Exercise description — Extract exactly the lines from the top of the records through the line containing "var rightUnit = '[%]';", and keep pictures out of the copy.

Excerpted data —
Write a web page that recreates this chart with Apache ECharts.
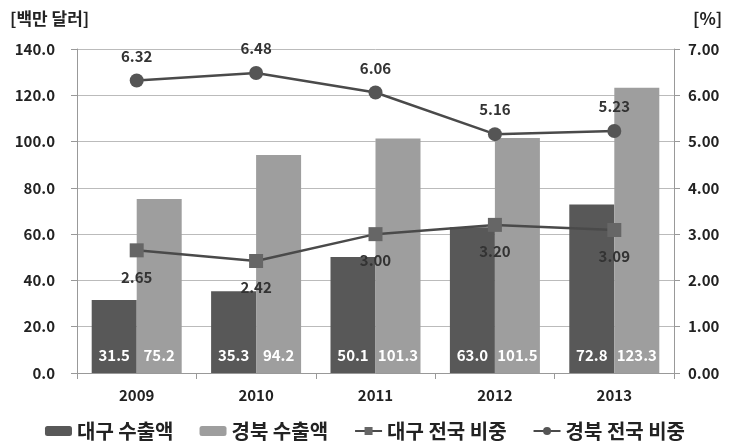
<!DOCTYPE html>
<html><head><meta charset="utf-8">
<script src="https://cdn.jsdelivr.net/npm/echarts@6/dist/echarts.min.js"></script>
<style>html,body{margin:0;padding:0;background:#fff}#c{width:730px;height:448px}</style>
</head><body><div id="c"></div>
<script>
var years = ['2009','2010','2011','2012','2013'];
var daeguExport = [31.5, 35.3, 50.1, 63.0, 72.8];
var gyeongbukExport = [75.2, 94.2, 101.3, 101.5, 123.3];
var daeguShare = [2.65, 2.42, 3.00, 3.20, 3.09];
var gyeongbukShare = [6.32, 6.48, 6.06, 5.16, 5.23];
var seriesNames = ['대구 수출액', '경북 수출액', '대구 전국 비중', '경북 전국 비중'];
var leftUnit = '[백만 달러]';
var rightUnit = '[%]';

var FONT = '"Noto Sans CJK KR", "Noto Sans", sans-serif';
var chart = echarts.init(document.getElementById('c'), null, {renderer: 'canvas'});
chart.setOption({
  animation: false,
  backgroundColor: '#fff',
  textStyle: {fontFamily: FONT},
  grid: {left: 77, right: 56, top: 49, bottom: 75},
  title: [
    {text: leftUnit, left: 5, top: 5, textStyle: {fontSize: 17, fontWeight: 'bold', color: '#222', fontFamily: FONT}},
    {text: rightUnit, left: 688, top: 5, textStyle: {fontSize: 17, fontWeight: 'bold', color: '#222', fontFamily: FONT}}
  ],
  legend: {
    bottom: 2, left: 'center', itemGap: 26, itemWidth: 27, itemHeight: 10,
    textStyle: {fontSize: 20, fontWeight: 'bold', color: '#222', fontFamily: FONT},
    data: seriesNames
  },
  xAxis: {
    type: 'category', data: years,
    axisLine: {lineStyle: {color: '#999', width: 1}},
    axisTick: {show: true, inside: false, length: 6, lineStyle: {color: '#999'}},
    axisLabel: {fontSize: 15, fontWeight: 'bold', color: '#222', margin: 15}
  },
  yAxis: [
    {type: 'value', min: 0, max: 140, interval: 20,
     axisLine: {show: true, lineStyle: {color: '#999'}},
     axisTick: {show: true, length: 6, lineStyle: {color: '#999'}},
     splitLine: {lineStyle: {color: '#bbb'}},
     axisLabel: {fontSize: 15, fontWeight: 'bold', color: '#222', margin: 22, formatter: function(v){return v.toFixed(1);}}},
    {type: 'value', min: 0, max: 7, interval: 1, position: 'right',
     axisLine: {show: true, lineStyle: {color: '#999'}},
     axisTick: {show: true, length: 6, lineStyle: {color: '#999'}},
     splitLine: {show: false},
     axisLabel: {fontSize: 15, fontWeight: 'bold', color: '#222', margin: 14, formatter: function(v){return v.toFixed(2);}}}
  ],
  series: [
    {name: seriesNames[0], type: 'bar', data: daeguExport, barWidth: 45, barGap: '0%',
     itemStyle: {color: '#585858'},
     label: {show: true, position: 'insideBottom', distance: 10, color: '#fff', fontSize: 15, fontWeight: 'bold', formatter: function(p){return p.value.toFixed(1);}}},
    {name: seriesNames[1], type: 'bar', data: gyeongbukExport, barWidth: 45, barGap: '0%',
     itemStyle: {color: '#9e9e9e'},
     label: {show: true, position: 'insideBottom', distance: 10, color: '#fff', fontSize: 15, fontWeight: 'bold', formatter: function(p){return p.value.toFixed(1);}}},
    {name: seriesNames[2], type: 'line', yAxisIndex: 1, data: daeguShare,
     symbol: 'rect', symbolSize: 14, lineStyle: {color: '#4a4a4a', width: 2.5},
     itemStyle: {color: '#666'},
     label: {show: true, position: 'bottom', distance: 12, color: '#333', fontSize: 15, fontWeight: 'bold', formatter: function(p){return p.value.toFixed(2);}}},
    {name: seriesNames[3], type: 'line', yAxisIndex: 1, data: gyeongbukShare,
     symbol: 'circle', symbolSize: 14, lineStyle: {color: '#4a4a4a', width: 2.5},
     itemStyle: {color: '#555'},
     label: {show: true, position: 'top', distance: 10, color: '#333', fontSize: 15, fontWeight: 'bold', formatter: function(p){return p.value.toFixed(2);}}}
  ]
});
</script></body></html>
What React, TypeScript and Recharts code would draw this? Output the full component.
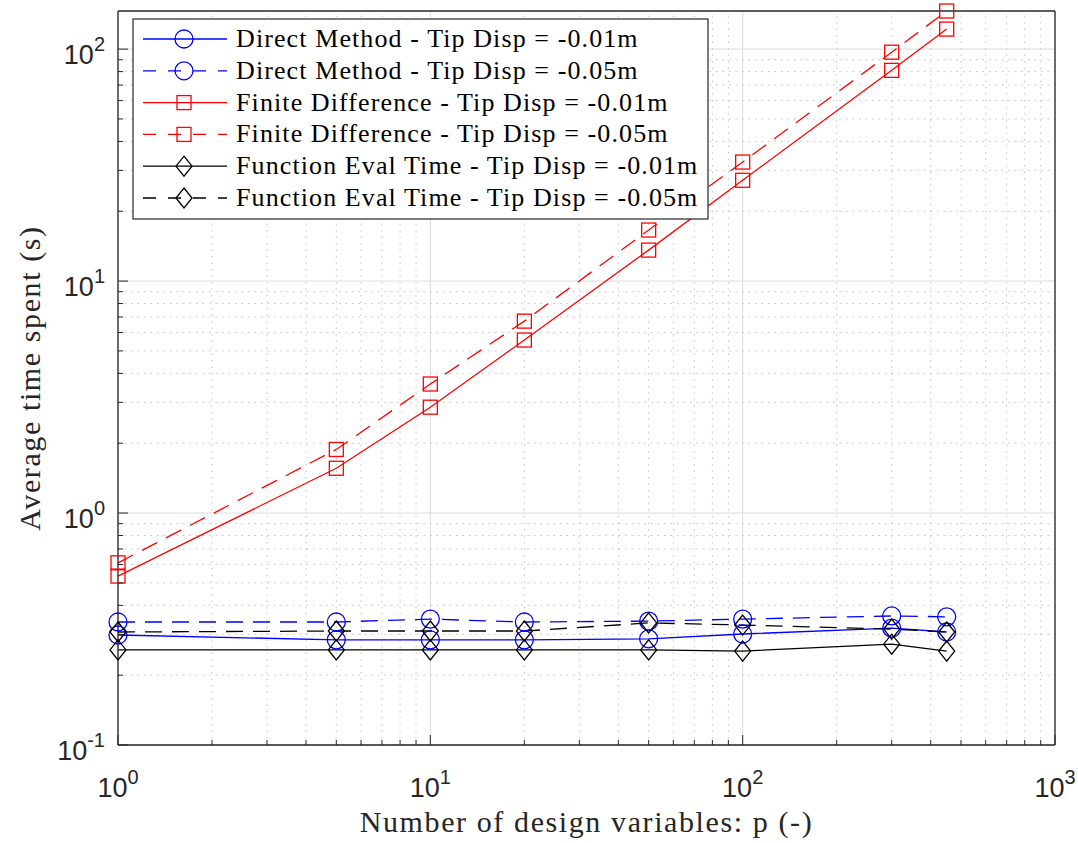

Right answer —
Write a web page that recreates this chart with Apache ECharts.
<!DOCTYPE html>
<html><head><meta charset="utf-8">
<script src="https://cdn.jsdelivr.net/npm/echarts@6/dist/echarts.min.js"></script>
<style>html,body{margin:0;padding:0;background:#fff}#c{width:730px;height:448px}</style>
</head><body><div id="c"></div>
<script>
var years = ['2009','2010','2011','2012','2013'];
var daeguExport = [31.5, 35.3, 50.1, 63.0, 72.8];
var gyeongbukExport = [75.2, 94.2, 101.3, 101.5, 123.3];
var daeguShare = [2.65, 2.42, 3.00, 3.20, 3.09];
var gyeongbukShare = [6.32, 6.48, 6.06, 5.16, 5.23];
var seriesNames = ['대구 수출액', '경북 수출액', '대구 전국 비중', '경북 전국 비중'];
var leftUnit = '[백만 달러]';
var rightUnit = '[%]';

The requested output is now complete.